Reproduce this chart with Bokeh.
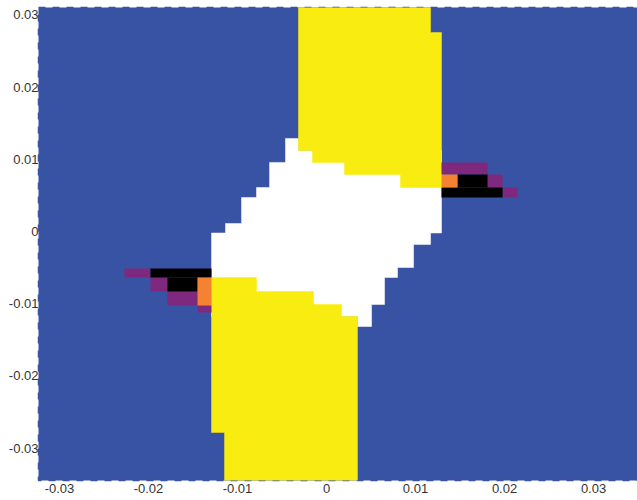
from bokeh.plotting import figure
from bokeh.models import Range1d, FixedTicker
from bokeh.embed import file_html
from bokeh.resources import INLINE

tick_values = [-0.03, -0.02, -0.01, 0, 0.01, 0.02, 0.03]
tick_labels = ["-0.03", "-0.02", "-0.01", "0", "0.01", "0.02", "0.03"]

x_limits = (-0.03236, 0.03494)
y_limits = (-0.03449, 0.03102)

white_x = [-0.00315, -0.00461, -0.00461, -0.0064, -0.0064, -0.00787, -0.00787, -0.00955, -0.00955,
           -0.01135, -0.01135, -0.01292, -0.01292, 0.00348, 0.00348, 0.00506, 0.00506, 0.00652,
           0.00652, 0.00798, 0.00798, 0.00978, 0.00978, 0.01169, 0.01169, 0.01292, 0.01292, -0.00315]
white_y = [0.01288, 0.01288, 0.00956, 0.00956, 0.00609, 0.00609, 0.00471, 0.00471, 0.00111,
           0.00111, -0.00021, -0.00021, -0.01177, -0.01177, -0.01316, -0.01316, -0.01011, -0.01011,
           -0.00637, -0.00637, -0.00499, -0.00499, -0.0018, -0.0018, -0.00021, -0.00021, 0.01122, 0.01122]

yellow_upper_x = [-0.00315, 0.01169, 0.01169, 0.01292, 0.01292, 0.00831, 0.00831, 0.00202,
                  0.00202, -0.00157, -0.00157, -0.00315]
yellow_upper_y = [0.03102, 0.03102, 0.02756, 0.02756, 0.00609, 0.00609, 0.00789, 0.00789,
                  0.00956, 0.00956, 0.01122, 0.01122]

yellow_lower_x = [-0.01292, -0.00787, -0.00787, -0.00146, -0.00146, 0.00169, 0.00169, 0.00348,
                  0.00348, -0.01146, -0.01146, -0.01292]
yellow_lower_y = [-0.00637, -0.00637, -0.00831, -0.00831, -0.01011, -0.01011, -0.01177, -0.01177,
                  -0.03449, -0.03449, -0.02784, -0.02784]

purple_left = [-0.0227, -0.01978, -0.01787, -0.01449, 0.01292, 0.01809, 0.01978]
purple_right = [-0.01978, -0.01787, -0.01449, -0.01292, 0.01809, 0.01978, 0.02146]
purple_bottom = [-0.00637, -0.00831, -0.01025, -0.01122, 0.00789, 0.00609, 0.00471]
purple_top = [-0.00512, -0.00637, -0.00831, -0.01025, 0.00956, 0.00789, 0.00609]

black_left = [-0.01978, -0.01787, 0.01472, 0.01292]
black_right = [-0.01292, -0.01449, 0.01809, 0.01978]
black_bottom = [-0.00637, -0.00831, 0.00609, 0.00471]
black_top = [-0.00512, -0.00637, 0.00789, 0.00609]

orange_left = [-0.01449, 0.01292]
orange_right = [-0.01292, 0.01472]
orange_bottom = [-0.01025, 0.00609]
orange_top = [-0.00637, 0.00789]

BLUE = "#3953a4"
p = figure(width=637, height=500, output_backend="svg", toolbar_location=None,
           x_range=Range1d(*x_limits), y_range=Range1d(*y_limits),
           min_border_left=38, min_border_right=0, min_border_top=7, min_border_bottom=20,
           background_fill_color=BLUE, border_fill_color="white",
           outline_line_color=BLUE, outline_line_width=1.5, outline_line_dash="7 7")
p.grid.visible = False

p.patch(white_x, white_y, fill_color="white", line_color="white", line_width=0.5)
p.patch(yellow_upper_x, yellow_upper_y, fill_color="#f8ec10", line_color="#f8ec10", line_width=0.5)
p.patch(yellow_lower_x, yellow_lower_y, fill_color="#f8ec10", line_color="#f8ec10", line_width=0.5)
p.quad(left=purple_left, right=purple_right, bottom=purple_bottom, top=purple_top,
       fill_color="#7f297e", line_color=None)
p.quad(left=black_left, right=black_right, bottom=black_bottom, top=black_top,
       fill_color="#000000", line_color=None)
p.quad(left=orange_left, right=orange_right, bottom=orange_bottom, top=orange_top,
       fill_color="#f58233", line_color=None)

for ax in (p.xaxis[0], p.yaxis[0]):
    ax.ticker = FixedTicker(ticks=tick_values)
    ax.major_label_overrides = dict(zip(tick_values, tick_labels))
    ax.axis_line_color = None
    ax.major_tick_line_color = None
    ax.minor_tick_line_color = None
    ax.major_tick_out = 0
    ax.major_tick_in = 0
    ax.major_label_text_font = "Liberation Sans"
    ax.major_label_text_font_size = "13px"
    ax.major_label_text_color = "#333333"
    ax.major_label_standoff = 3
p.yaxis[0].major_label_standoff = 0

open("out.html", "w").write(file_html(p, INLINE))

•••••

Quote the material exactly. Pictures stay out.

Reproduce this chart with Bokeh.
from bokeh.plotting import figure
from bokeh.models import Range1d, FixedTicker
from bokeh.embed import file_html
from bokeh.resources import INLINE

tick_values = [-0.03, -0.02, -0.01, 0, 0.01, 0.02, 0.03]
tick_labels = ["-0.03", "-0.02", "-0.01", "0", "0.01", "0.02", "0.03"]

x_limits = (-0.03236, 0.03494)
y_limits = (-0.03449, 0.03102)

white_x = [-0.00315, -0.00461, -0.00461, -0.0064, -0.0064, -0.00787, -0.00787, -0.00955, -0.00955,
           -0.01135, -0.01135, -0.01292, -0.01292, 0.00348, 0.00348, 0.00506, 0.00506, 0.00652,
           0.00652, 0.00798, 0.00798, 0.00978, 0.00978, 0.01169, 0.01169, 0.01292, 0.01292, -0.00315]
white_y = [0.01288, 0.01288, 0.00956, 0.00956, 0.00609, 0.00609, 0.00471, 0.00471, 0.00111,
           0.00111, -0.00021, -0.00021, -0.01177, -0.01177, -0.01316, -0.01316, -0.01011, -0.01011,
           -0.00637, -0.00637, -0.00499, -0.00499, -0.0018, -0.0018, -0.00021, -0.00021, 0.01122, 0.01122]

yellow_upper_x = [-0.00315, 0.01169, 0.01169, 0.01292, 0.01292, 0.00831, 0.00831, 0.00202,
                  0.00202, -0.00157, -0.00157, -0.00315]
yellow_upper_y = [0.03102, 0.03102, 0.02756, 0.02756, 0.00609, 0.00609, 0.00789, 0.00789,
                  0.00956, 0.00956, 0.01122, 0.01122]

yellow_lower_x = [-0.01292, -0.00787, -0.00787, -0.00146, -0.00146, 0.00169, 0.00169, 0.00348,
                  0.00348, -0.01146, -0.01146, -0.01292]
yellow_lower_y = [-0.00637, -0.00637, -0.00831, -0.00831, -0.01011, -0.01011, -0.01177, -0.01177,
                  -0.03449, -0.03449, -0.02784, -0.02784]

purple_left = [-0.0227, -0.01978, -0.01787, -0.01449, 0.01292, 0.01809, 0.01978]
purple_right = [-0.01978, -0.01787, -0.01449, -0.01292, 0.01809, 0.01978, 0.02146]
purple_bottom = [-0.00637, -0.00831, -0.01025, -0.01122, 0.00789, 0.00609, 0.00471]
purple_top = [-0.00512, -0.00637, -0.00831, -0.01025, 0.00956, 0.00789, 0.00609]

black_left = [-0.01978, -0.01787, 0.01472, 0.01292]
black_right = [-0.01292, -0.01449, 0.01809, 0.01978]
black_bottom = [-0.00637, -0.00831, 0.00609, 0.00471]
black_top = [-0.00512, -0.00637, 0.00789, 0.00609]

orange_left = [-0.01449, 0.01292]
orange_right = [-0.01292, 0.01472]
orange_bottom = [-0.01025, 0.00609]
orange_top = [-0.00637, 0.00789]

BLUE = "#3953a4"
p = figure(width=637, height=500, output_backend="svg", toolbar_location=None,
           x_range=Range1d(*x_limits), y_range=Range1d(*y_limits),
           min_border_left=38, min_border_right=0, min_border_top=7, min_border_bottom=20,
           background_fill_color=BLUE, border_fill_color="white",
           outline_line_color=BLUE, outline_line_width=1.5, outline_line_dash="7 7")
p.grid.visible = False

p.patch(white_x, white_y, fill_color="white", line_color="white", line_width=0.5)
p.patch(yellow_upper_x, yellow_upper_y, fill_color="#f8ec10", line_color="#f8ec10", line_width=0.5)
p.patch(yellow_lower_x, yellow_lower_y, fill_color="#f8ec10", line_color="#f8ec10", line_width=0.5)
p.quad(left=purple_left, right=purple_right, bottom=purple_bottom, top=purple_top,
       fill_color="#7f297e", line_color=None)
p.quad(left=black_left, right=black_right, bottom=black_bottom, top=black_top,
       fill_color="#000000", line_color=None)
p.quad(left=orange_left, right=orange_right, bottom=orange_bottom, top=orange_top,
       fill_color="#f58233", line_color=None)

for ax in (p.xaxis[0], p.yaxis[0]):
    ax.ticker = FixedTicker(ticks=tick_values)
    ax.major_label_overrides = dict(zip(tick_values, tick_labels))
    ax.axis_line_color = None
    ax.major_tick_line_color = None
    ax.minor_tick_line_color = None
    ax.major_tick_out = 0
    ax.major_tick_in = 0
    ax.major_label_text_font = "Liberation Sans"
    ax.major_label_text_font_size = "13px"
    ax.major_label_text_color = "#333333"
    ax.major_label_standoff = 3
p.yaxis[0].major_label_standoff = 0

open("out.html", "w").write(file_html(p, INLINE))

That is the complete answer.